Code that draws figures:
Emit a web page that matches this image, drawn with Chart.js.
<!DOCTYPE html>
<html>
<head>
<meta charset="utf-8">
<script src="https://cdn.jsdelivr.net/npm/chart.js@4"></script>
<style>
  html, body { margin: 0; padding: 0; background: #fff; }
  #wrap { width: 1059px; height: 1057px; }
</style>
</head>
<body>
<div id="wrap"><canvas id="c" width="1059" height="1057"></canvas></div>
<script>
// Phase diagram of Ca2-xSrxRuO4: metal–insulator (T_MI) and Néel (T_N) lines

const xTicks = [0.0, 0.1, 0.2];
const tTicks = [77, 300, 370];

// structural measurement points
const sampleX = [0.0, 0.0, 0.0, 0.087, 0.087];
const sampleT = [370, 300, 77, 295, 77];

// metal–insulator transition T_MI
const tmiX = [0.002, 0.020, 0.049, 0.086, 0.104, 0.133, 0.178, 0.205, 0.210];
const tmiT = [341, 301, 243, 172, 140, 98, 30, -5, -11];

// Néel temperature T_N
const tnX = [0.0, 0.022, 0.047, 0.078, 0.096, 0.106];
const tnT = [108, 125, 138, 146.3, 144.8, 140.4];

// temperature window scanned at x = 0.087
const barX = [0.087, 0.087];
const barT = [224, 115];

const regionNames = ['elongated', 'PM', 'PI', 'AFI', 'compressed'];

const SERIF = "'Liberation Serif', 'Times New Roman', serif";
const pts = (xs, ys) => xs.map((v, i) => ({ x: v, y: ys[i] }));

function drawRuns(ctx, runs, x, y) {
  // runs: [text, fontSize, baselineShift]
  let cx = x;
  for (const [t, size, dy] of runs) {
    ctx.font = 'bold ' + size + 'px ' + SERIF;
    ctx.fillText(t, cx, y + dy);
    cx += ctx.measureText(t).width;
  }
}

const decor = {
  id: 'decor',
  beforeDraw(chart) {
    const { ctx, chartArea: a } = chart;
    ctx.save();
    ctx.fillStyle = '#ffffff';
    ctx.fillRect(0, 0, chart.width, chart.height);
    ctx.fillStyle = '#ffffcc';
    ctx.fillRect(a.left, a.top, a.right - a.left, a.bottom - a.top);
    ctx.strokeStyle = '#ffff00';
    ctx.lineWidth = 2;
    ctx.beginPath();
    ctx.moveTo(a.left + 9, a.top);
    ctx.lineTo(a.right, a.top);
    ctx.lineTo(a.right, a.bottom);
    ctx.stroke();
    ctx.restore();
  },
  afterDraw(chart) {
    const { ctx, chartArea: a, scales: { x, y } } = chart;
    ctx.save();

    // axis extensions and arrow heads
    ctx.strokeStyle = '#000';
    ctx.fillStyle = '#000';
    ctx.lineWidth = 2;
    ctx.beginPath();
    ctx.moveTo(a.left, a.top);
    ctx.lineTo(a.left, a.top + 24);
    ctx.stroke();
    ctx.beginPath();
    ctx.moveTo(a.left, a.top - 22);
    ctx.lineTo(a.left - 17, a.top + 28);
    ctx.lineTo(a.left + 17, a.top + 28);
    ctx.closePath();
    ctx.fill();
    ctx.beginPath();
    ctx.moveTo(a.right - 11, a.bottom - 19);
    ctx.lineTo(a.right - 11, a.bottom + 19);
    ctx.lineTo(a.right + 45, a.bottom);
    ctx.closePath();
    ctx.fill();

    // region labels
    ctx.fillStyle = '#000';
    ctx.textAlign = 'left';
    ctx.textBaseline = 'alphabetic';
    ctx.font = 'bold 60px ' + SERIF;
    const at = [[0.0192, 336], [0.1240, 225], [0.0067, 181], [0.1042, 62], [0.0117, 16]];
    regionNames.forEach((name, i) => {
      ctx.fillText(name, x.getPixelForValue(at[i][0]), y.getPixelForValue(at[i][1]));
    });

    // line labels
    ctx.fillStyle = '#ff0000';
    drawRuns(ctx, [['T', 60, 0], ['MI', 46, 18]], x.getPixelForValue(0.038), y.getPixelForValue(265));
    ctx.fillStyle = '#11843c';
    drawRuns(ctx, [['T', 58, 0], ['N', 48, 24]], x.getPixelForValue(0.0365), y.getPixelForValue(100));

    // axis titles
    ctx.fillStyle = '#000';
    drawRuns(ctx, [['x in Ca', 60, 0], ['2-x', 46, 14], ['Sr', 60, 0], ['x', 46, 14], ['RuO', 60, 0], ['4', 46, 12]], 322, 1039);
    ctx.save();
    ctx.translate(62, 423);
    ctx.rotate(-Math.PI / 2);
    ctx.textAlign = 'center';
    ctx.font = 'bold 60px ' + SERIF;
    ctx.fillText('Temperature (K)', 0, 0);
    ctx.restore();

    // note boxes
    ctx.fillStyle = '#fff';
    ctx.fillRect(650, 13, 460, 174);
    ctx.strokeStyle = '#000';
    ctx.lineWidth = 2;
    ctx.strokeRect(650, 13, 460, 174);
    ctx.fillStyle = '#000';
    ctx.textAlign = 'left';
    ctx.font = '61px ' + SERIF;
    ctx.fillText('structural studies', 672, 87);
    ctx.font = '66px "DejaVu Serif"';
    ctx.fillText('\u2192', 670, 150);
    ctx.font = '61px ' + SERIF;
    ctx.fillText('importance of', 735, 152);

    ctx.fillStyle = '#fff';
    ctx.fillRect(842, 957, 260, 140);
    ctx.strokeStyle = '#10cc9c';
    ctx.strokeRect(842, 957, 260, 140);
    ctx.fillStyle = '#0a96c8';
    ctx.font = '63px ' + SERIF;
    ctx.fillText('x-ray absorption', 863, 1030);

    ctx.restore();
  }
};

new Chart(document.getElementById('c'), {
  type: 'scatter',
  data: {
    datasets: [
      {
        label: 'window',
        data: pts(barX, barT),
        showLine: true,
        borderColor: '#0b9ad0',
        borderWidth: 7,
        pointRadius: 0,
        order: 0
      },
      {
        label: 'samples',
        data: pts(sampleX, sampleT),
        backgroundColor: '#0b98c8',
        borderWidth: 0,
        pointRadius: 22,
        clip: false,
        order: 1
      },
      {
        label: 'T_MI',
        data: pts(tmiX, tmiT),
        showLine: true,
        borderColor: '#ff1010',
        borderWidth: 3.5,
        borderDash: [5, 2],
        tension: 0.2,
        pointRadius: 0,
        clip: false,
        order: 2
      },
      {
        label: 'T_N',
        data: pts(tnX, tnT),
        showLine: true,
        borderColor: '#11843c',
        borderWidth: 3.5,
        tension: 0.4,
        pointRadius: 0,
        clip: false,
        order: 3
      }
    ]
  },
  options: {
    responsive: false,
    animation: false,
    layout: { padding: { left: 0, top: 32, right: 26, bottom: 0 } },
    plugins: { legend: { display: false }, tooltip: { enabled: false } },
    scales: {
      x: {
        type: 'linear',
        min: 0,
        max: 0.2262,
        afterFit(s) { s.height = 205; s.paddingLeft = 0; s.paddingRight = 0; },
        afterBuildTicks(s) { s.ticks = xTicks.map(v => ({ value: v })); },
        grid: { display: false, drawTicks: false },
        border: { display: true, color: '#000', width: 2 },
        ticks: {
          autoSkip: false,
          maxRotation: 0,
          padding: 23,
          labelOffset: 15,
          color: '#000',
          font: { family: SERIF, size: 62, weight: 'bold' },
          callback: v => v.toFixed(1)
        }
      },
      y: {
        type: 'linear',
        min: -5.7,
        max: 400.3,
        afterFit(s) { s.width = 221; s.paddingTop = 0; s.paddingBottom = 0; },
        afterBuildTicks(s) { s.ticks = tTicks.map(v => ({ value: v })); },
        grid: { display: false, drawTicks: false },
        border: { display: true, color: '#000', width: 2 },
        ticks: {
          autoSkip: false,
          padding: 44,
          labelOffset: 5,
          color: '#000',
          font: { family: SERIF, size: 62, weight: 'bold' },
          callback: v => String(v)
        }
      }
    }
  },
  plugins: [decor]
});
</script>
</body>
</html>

...

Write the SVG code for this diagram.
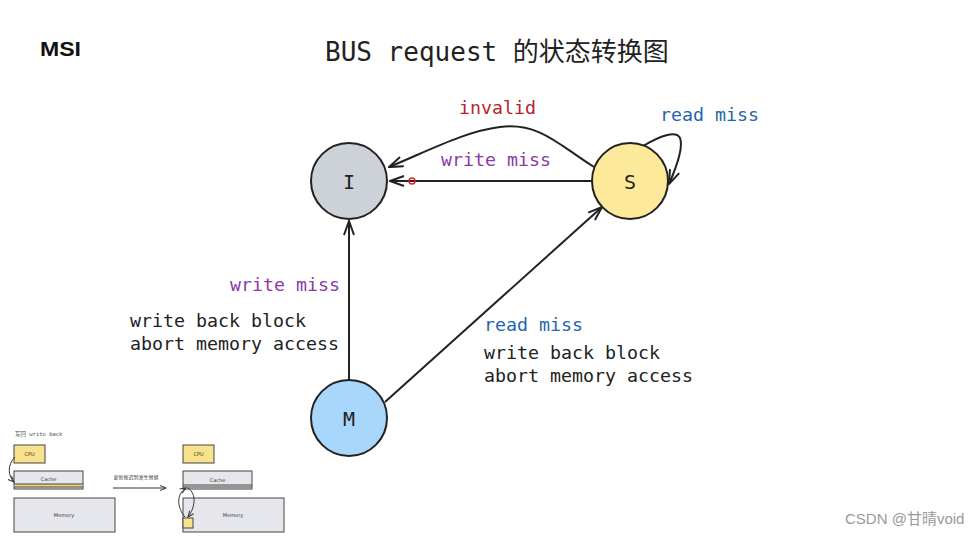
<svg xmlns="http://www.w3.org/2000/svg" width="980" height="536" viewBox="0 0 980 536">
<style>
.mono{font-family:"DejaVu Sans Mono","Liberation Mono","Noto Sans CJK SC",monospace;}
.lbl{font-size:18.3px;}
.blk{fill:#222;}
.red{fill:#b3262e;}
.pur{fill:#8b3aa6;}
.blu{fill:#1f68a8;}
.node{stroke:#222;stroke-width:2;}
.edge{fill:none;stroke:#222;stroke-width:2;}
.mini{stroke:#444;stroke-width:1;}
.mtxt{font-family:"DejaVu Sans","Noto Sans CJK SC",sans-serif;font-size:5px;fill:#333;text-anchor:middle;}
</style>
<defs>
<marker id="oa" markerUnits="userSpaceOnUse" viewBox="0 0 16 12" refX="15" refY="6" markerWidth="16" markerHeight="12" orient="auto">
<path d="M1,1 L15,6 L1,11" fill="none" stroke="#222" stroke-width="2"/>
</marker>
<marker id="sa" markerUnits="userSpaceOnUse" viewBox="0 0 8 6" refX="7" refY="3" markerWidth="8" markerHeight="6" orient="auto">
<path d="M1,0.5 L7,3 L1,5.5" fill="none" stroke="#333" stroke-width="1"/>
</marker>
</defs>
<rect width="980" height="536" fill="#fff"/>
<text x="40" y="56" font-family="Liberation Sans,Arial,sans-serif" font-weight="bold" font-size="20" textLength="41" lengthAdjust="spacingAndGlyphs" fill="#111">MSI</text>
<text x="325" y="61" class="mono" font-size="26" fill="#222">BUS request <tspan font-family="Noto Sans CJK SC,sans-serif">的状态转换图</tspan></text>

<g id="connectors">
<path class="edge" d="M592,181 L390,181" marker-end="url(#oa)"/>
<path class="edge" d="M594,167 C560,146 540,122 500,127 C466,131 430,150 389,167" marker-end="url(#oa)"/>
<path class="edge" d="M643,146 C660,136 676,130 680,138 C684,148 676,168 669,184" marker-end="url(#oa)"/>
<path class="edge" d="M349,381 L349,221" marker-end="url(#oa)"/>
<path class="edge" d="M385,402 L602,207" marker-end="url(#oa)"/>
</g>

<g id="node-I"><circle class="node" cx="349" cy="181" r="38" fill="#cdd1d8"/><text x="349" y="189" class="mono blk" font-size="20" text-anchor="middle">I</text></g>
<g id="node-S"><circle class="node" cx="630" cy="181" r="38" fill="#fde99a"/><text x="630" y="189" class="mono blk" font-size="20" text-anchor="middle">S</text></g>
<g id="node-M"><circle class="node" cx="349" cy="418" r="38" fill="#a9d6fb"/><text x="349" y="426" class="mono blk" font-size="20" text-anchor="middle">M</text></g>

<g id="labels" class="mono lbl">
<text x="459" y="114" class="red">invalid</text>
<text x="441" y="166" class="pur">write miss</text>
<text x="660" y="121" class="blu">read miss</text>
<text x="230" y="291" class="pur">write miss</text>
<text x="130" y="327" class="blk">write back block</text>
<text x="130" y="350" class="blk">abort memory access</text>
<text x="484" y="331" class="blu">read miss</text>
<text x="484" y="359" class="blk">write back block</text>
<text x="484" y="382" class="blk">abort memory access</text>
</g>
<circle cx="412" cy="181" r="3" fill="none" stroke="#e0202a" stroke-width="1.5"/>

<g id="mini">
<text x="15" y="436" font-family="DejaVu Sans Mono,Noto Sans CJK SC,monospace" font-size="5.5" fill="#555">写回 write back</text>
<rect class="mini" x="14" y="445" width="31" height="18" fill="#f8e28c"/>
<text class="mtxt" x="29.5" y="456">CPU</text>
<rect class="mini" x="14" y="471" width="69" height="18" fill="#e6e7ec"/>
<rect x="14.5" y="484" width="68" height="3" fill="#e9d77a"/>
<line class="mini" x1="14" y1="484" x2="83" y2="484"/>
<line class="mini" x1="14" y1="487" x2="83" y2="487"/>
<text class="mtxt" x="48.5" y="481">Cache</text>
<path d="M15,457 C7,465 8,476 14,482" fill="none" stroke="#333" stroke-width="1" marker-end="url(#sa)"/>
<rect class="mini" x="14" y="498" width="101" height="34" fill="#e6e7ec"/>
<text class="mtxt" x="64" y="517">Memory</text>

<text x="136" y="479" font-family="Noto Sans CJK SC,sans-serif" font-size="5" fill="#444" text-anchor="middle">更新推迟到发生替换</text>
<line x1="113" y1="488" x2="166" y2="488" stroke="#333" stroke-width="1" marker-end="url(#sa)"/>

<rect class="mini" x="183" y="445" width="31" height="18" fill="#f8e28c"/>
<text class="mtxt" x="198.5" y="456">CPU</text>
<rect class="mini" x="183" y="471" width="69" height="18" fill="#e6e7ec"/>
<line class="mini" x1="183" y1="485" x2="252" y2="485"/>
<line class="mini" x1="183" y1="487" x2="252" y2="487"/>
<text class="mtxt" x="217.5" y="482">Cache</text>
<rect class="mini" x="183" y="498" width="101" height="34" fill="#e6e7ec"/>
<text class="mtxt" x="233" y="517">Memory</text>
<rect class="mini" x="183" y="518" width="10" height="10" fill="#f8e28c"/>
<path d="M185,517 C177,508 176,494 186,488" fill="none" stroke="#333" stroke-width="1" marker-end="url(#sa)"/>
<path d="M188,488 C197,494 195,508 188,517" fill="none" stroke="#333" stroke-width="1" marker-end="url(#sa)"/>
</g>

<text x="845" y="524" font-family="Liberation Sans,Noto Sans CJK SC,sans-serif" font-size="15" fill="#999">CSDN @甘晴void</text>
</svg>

GIVEN TASK: Using the data above, copy each line that contains "diagram".

RESPONSE TO THE TASK:
// Phase diagram of Ca2-xSrxRuO4: metal–insulator (T_MI) and Néel (T_N) lines
Write the SVG code for this diagram.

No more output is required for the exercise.